Keeping up with Indie September is another Malaysian-made game – Fires At Midnight. This game is a recent release by Persona Theory, a Malaysian game dev company.
If you’ve been around for a while, you know that I’m not a big fan of having to read lots in video games (like in Paper Mario or Snack World). It’s sort of why I don’t typically go for the “interactive narrative” experience. Fires At Midnight is the exception today.
In Fires At Midnight, you’ll burst into flames if you make love with someone who you don’t love. Play as the budding photographer, Yun, and later as his girlfriend, Chitra. Will they stay together, or will they burn? That all depends on you.
No seriously, it depends on your actions as Yun. I didn’t expect it at first, but all your actions have consequences – some more severe than others.
I appreciate that Fires At Midnight bases itself in Malaysia and it doesn’t even attempt to hide that fact. There are Malaysian bits and bobs all over the place – the “old newspaper” recording in the background, the metal grate door, the nasi lemak bungkus. Though unlike No Straight Roads, you’ll get no character speaking in Malaysian.
The story of Fires At Midnight may be set in 1999 but it does hit quite close to home. What it’s like to suffer with mental illness. How living lustfully can burn you. The difficulties of living during a global pandemic. The difficulties of sustaining a loving relationship. All these experiences enjoyed with old-school Windows, and penis Minesweeper.
Within the game, there are two realities. One being regular boring “real life” and the other is the “Second Layer” – how Yun and Chitra truly perceive the world around them. Because of this… you might not want to play Fires At Midnight in front of your parents, or in a co-working space. There are a lot of penises.
Like I mentioned at the beginning of this review, I’m not the biggest fan of games that are too heavily text-based.

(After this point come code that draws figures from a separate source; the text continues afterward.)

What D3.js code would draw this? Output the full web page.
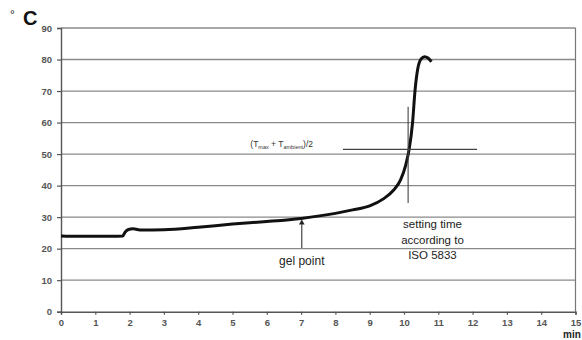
<!DOCTYPE html>
<html>
<head>
<meta charset="utf-8">
<script src="https://cdn.jsdelivr.net/npm/d3@7"></script>
<style>
  body { margin: 0; background: #fff; }
  svg { display: block; font-family: "Liberation Sans", Arial, sans-serif; }
</style>
</head>
<body>
<svg id="chart" width="582" height="340"></svg>
<script>
// time axis (min) and temperature axis (°C)
const xTicks = [0, 1, 2, 3, 4, 5, 6, 7, 8, 9, 10, 11, 12, 13, 14, 15];
const yTicks = [0, 10, 20, 30, 40, 50, 60, 70, 80, 90];

// temperature curve
const curveTime = [0, 0.5, 1.0, 1.5, 1.8, 1.86, 1.95, 2.1, 2.35, 3.0, 4.0, 5.0, 6.0, 7.0, 8.0, 8.5, 9.0, 9.4, 9.7, 9.9, 10.05, 10.15, 10.25, 10.32, 10.4, 10.5, 10.6, 10.7, 10.8];
const curveTemp = [24.0, 23.9, 23.9, 23.9, 24.0, 25.1, 26.0, 26.3, 25.9, 26.0, 26.8, 27.8, 28.6, 29.6, 31.2, 32.3, 33.6, 35.8, 38.6, 41.8, 46.5, 51.5, 60, 70, 77, 80.2, 80.9, 80.5, 79.3];

// annotations
const halfLevel = 51.5;
const halfSpan = [8.22, 12.13];
const settingTime = 10.12;
const settingSpan = [34.5, 65];
const gelTime = 7.02;
const gelSpan = [20.2, 29.0];

const width = 582, height = 340;
const margin = { top: 28, right: 6.5, bottom: 28.3, left: 61 };

const svg = d3.select("#chart");

const x = d3.scaleLinear().domain([0, 15]).range([margin.left, width - margin.right]);
const y = d3.scaleLinear().domain([0, 90]).range([height - margin.bottom, margin.top]);

// horizontal grid
svg.append("g")
  .selectAll("line")
  .data(yTicks.filter(d => d > 0))
  .enter()
  .append("line")
    .attr("x1", x(0)).attr("x2", x(15))
    .attr("y1", d => y(d)).attr("y2", d => y(d))
    .attr("stroke", "#8a8a8a")
    .attr("stroke-width", 1.3);

// right border
svg.append("line")
  .attr("x1", x(15)).attr("x2", x(15))
  .attr("y1", y(0)).attr("y2", y(90))
  .attr("stroke", "#777").attr("stroke-width", 1.2);

// axes
const xAxis = d3.axisBottom(x).tickValues(xTicks).tickSize(3).tickPadding(5).tickFormat(d3.format("d"));
const yAxis = d3.axisLeft(y).tickValues(yTicks).tickSize(4).tickPadding(5).tickFormat(d3.format("d"));

const gx = svg.append("g").attr("transform", `translate(0,${y(0)})`).call(xAxis);
const gy = svg.append("g").attr("transform", `translate(${x(0)},0)`).call(yAxis);

[gx, gy].forEach(g => {
  g.select(".domain").attr("stroke", "#555").attr("stroke-width", 1.4);
  g.selectAll(".tick line").attr("stroke", "#555").attr("stroke-width", 1.2);
  g.selectAll(".tick text").attr("fill", "#555").attr("font-size", 9.5).attr("font-weight", "bold");
});

// temperature curve
const line = d3.line()
  .x((d, i) => x(curveTime[i]))
  .y(d => y(d))
  .curve(d3.curveMonotoneX);

svg.append("path")
  .datum(curveTemp)
  .attr("d", line)
  .attr("fill", "none")
  .attr("stroke", "#111")
  .attr("stroke-width", 3)
  .attr("stroke-linejoin", "round");

// (Tmax + Tambient)/2 level
svg.append("line")
  .attr("x1", x(halfSpan[0])).attr("x2", x(halfSpan[1]))
  .attr("y1", y(halfLevel)).attr("y2", y(halfLevel))
  .attr("stroke", "#444").attr("stroke-width", 1.1);

const lbl = svg.append("text")
  .attr("x", x(5.52)).attr("y", y(halfLevel) - 2)
  .attr("font-size", 8.5).attr("fill", "#333");
lbl.append("tspan").text("(T");
lbl.append("tspan").attr("font-size", 5.5).attr("dy", 1.8).text("max");
lbl.append("tspan").attr("dy", -1.8).text(" + T");
lbl.append("tspan").attr("font-size", 5.5).attr("dy", 1.8).text("ambient");
lbl.append("tspan").attr("dy", -1.8).text(")/2");

// setting time marker
svg.append("line")
  .attr("x1", x(settingTime)).attr("x2", x(settingTime))
  .attr("y1", y(settingSpan[0])).attr("y2", y(settingSpan[1]))
  .attr("stroke", "#444").attr("stroke-width", 1.1);

const st = svg.append("text")
  .attr("text-anchor", "middle")
  .attr("font-size", 11.5)
  .attr("fill", "#222");
["setting time", "according to", "ISO 5833"].forEach((t, i) => {
  st.append("tspan").attr("x", x(10.83)).attr("y", y(26.4) + i * 15.5).text(t);
});

// gel point arrow
svg.append("line")
  .attr("x1", x(gelTime)).attr("x2", x(gelTime))
  .attr("y1", y(gelSpan[0])).attr("y2", y(gelSpan[1]) + 4)
  .attr("stroke", "#333").attr("stroke-width", 1.1);
svg.append("path")
  .attr("d", d3.symbol().type(d3.symbolTriangle).size(14)())
  .attr("transform", `translate(${x(gelTime)},${y(gelSpan[1]) + 2.5})`)
  .attr("fill", "#222");

svg.append("text")
  .attr("x", x(gelTime)).attr("y", y(gelSpan[0]) + 17)
  .attr("text-anchor", "middle")
  .attr("font-size", 12)
  .attr("fill", "#222")
  .text("gel point");

// unit labels
svg.append("text")
  .attr("x", 10).attr("y", 19)
  .attr("font-size", 12).attr("fill", "#222")
  .text("°");
svg.append("text")
  .attr("x", 23).attr("y", 25)
  .attr("font-size", 20).attr("font-weight", "bold").attr("fill", "#111")
  .text("C");
svg.append("text")
  .attr("x", 563).attr("y", 338)
  .attr("font-size", 10).attr("font-weight", "bold").attr("fill", "#222")
  .text("min");
</script>
</body>
</html>
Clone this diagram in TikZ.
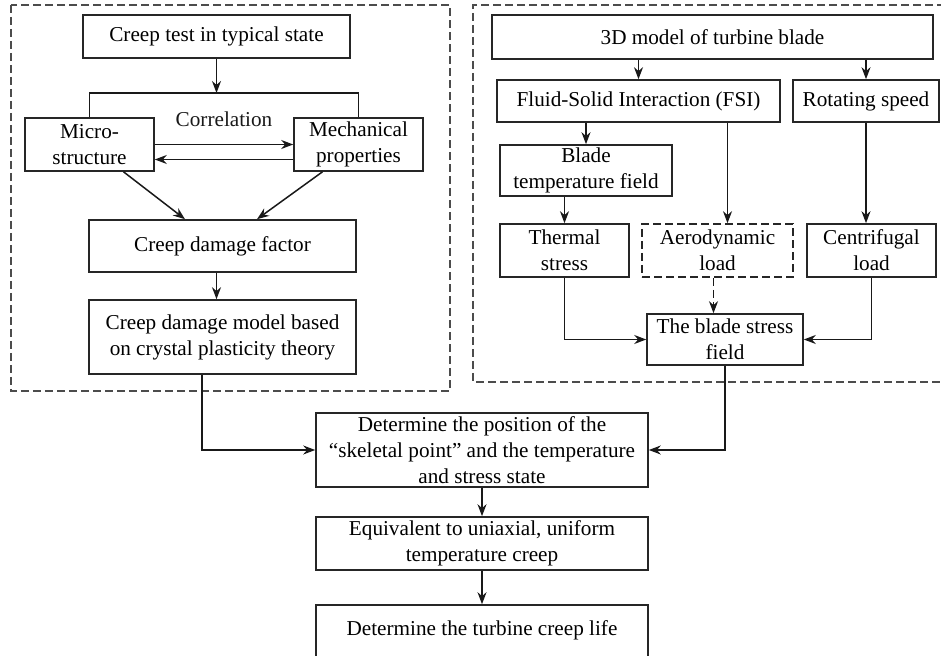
\documentclass[tikz,border=0pt]{standalone}
\usepackage{fontspec}
\setmainfont{Liberation Serif}
\usetikzlibrary{arrows.meta}

\begin{document}
\begin{tikzpicture}[x=0.5pt,y=-0.5pt,>={Stealth[length=6pt,width=4.5pt]}]

  \useasboundingbox (0,0) rectangle (941,656);

  % node styles
  \tikzstyle{Box}=[
  draw=black!85,
  line width=0.8pt,
  font=\fontsize{10.6}{13}\selectfont,
  align=center,
  inner sep=0pt,
  shape=rectangle]

  \tikzstyle{Label}=[font=\fontsize{10.6}{13}\selectfont]
  \tikzstyle{Frame}=[draw=black!70,line width=0.8pt,dash pattern=on 4pt off 2pt]
  \tikzstyle{Link}=[->,line width=0.75pt,black!90]

  % dashed frames
  \draw[Frame] (11,5) rectangle (450,391);
  \draw[Frame] (945,5) -- (473,5) -- (473,382) -- (945,382);

  % left part
  \node[Box,minimum width=133.5pt,minimum height=21.5pt] (test)   at (216.5,36.5) {Creep test in typical state};
  \node[Box,minimum width=64.5pt, minimum height=26.5pt] (micro)  at (89.5,144.5) {Micro-\\structure};
  \node[Box,minimum width=64.5pt, minimum height=26.5pt] (mech)   at (358.5,144.5) {Mechanical\\properties};
  \node[Box,minimum width=133.5pt,minimum height=26pt]   (factor) at (222.5,246) {Creep damage factor};
  \node[Box,minimum width=133.5pt,minimum height=37pt]   (model)  at (222.5,337) {Creep damage model based\\on crystal plasticity theory};

  % right part
  \node[Box,minimum width=220.5pt,minimum height=22pt]   (blade)   at (712.5,37) {3D model of turbine blade};
  \node[Box,minimum width=141.5pt,minimum height=21pt]   (fsi)     at (638.5,101) {Fluid-Solid Interaction (FSI)};
  \node[Box,minimum width=73pt,   minimum height=21pt]   (rot)     at (866,101) {Rotating speed};
  \node[Box,minimum width=86pt,   minimum height=25.5pt] (btemp)   at (586,170.5) {Blade\\temperature field};
  \node[Box,minimum width=64.5pt, minimum height=26.5pt] (thermal) at (564.5,250.5) {Thermal\\stress};
  \node[Box,minimum width=75.5pt, minimum height=26.5pt,dash pattern=on 4pt off 2pt] (aero) at (717.5,250.5) {Aerodynamic\\load};
  \node[Box,minimum width=64.5pt, minimum height=26.5pt] (centri)  at (871.5,250.5) {Centrifugal\\load};
  \node[Box,minimum width=78pt,   minimum height=25.5pt] (field)   at (725,339.5) {The blade stress\\field};

  % bottom part
  \node[Box,minimum width=166pt,minimum height=37pt]   (det)   at (482,450) {Determine the position of the\\“skeletal point” and the temperature\\and stress state};
  \node[Box,minimum width=166pt,minimum height=26.5pt] (equiv) at (482,543.5) {Equivalent to uniaxial, uniform\\temperature creep};
  \node[Box,minimum width=166pt,minimum height=28pt,text depth=5pt] (life) at (482,633) {Determine the turbine creep life};

  % left links
  \coordinate (split) at (216.5,93);
  \draw[Link] (test) -- (split);
  \draw[line width=0.75pt,black!90] (micro.north) |- (split) -| (mech.north);
  \draw[Link] (micro.east) -- (mech.west) node[midway,above=5pt,Label] {Correlation};
  \draw[Link] ([yshift=-7.5pt]mech.west) -- ([yshift=-7.5pt]micro.east);
  \draw[Link] ([xshift=17pt]micro.south) -- ([xshift=-18.75pt]factor.north);
  \draw[Link] ([xshift=-18pt]mech.south) -- ([xshift=17.25pt]factor.north);
  \draw[Link] (factor.south -| test) -- (model.north -| test);
  \draw[Link] ([xshift=-10.25pt]model.south) |- (det.west);

  % right links
  \coordinate (aeroin) at ([xshift=5pt]aero.north);
  \draw[Link] (blade.south -| fsi) -- (fsi.north);
  \draw[Link] (blade.south -| rot) -- (rot.north);
  \draw[Link] (fsi.south -| btemp) -- (btemp.north);
  \draw[Link] (btemp.south -| thermal) -- (thermal.north);
  \draw[Link] (fsi.south -| aeroin) -- (aeroin);
  \draw[Link] (rot.south) -- (rot.south |- centri.north);
  \draw[Link,dash pattern=on 4pt off 2pt] ([xshift=-2pt]aero.south) -- ([xshift=-2pt]aero.south |- field.north);
  \draw[Link] (thermal.south) |- (field.west);
  \draw[Link] (centri.south) |- (field.east);
  \draw[Link] (field.south) |- (det.east);

  % bottom links
  \draw[Link] (det) -- (equiv);
  \draw[Link] (equiv) -- (life);

\end{tikzpicture}
\end{document}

This is all text, albeit with beautifully hand-drawn art.
While there are a few mini-games scattered throughout the gameplay that cut-through the monotonous narrative experience, it becomes difficult for me to concentrate on the story as a whole when the game still bugs out from time-to-time. Plus, there were a little too many stagnant spots in the game where I had absolutely no idea how to progress – there weren’t any indications of where I should go or look to move forward in the story. Especially while you’re on the computer as Yun.
Love on fire
This is a short and sweet review, mostly because I have no clue how much more about point-and-clicks, especially one as story-heavy as Fires At Midnight, without spoiling the story. It was a decent break from the action-adventures, for sure, but the game isn’t without it’s drawbacks which ultimately took some points away in my book.

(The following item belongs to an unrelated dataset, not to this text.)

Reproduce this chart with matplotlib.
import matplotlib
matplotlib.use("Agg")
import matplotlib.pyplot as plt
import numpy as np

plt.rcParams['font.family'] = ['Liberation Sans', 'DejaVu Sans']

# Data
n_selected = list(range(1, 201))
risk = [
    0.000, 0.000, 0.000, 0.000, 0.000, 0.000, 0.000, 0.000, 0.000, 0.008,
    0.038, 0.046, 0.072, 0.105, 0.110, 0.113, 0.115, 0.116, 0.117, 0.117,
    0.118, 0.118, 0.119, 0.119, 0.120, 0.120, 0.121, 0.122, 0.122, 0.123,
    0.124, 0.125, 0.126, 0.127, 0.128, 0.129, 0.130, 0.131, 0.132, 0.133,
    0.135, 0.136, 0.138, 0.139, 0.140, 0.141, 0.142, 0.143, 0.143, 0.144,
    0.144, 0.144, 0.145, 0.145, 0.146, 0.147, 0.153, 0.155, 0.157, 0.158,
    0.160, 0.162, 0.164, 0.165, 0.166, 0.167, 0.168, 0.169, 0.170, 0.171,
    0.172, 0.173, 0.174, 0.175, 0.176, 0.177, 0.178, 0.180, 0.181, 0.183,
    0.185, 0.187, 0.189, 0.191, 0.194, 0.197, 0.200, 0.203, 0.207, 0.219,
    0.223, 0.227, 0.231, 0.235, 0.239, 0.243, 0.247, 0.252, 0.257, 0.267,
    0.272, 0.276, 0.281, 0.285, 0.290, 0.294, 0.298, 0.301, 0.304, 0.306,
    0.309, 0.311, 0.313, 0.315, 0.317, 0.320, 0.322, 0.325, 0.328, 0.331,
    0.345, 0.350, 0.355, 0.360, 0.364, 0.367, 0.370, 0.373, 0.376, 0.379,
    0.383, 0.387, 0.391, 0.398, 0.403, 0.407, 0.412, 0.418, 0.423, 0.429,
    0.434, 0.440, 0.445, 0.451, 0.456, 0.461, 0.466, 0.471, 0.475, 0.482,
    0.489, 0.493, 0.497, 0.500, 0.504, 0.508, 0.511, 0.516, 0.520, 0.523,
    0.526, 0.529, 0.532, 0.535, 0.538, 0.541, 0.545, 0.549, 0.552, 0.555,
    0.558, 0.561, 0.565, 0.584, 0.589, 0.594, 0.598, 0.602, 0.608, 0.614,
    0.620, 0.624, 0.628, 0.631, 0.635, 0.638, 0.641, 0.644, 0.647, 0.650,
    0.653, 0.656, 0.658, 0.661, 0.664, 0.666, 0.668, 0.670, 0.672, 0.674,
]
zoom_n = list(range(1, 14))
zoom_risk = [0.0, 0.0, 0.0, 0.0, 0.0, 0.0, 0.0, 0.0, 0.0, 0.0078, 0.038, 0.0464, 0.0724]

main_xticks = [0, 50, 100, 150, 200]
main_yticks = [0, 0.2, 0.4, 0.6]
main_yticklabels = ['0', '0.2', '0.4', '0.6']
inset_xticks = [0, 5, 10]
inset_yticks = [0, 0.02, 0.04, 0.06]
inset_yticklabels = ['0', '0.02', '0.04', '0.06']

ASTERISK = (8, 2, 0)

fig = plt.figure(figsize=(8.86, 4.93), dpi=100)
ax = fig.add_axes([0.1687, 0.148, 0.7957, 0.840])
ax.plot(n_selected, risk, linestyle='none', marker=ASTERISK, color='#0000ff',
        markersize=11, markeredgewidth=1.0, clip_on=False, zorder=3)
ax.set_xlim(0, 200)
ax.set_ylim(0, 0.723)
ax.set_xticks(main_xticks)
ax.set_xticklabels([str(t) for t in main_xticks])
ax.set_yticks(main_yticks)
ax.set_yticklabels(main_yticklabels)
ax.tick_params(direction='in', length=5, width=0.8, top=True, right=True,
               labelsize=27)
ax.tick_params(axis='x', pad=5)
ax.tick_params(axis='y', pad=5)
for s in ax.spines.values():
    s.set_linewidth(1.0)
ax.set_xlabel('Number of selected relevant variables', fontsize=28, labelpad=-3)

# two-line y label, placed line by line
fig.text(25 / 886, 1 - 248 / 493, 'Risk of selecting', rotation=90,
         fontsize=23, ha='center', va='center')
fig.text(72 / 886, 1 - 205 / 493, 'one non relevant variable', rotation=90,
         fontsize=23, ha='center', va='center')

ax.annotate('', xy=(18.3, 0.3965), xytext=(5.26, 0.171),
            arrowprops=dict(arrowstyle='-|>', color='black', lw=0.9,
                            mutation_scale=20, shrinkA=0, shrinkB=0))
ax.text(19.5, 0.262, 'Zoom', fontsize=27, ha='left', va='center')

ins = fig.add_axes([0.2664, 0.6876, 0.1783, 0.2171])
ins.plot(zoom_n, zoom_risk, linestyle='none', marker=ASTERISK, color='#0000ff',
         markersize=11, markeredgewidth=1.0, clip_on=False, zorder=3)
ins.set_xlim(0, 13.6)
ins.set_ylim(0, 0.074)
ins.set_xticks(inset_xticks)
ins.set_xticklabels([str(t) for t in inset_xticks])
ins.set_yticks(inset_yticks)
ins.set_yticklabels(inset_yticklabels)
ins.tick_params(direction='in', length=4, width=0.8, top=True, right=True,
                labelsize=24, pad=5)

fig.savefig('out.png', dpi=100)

Fires At Midnight was a curious game that I’m happy to have played, but if I’m super honest – I won’t go through it again and again to discover the other endings. You’ll have to do that on your own. Partly because I don’t have the time, partly because I’m a bloody impatient gamer and I have no patience to go through all that text again.
Blaise gib dis game…
But otherwise, great job Saqina and co.! I look forward to the next one.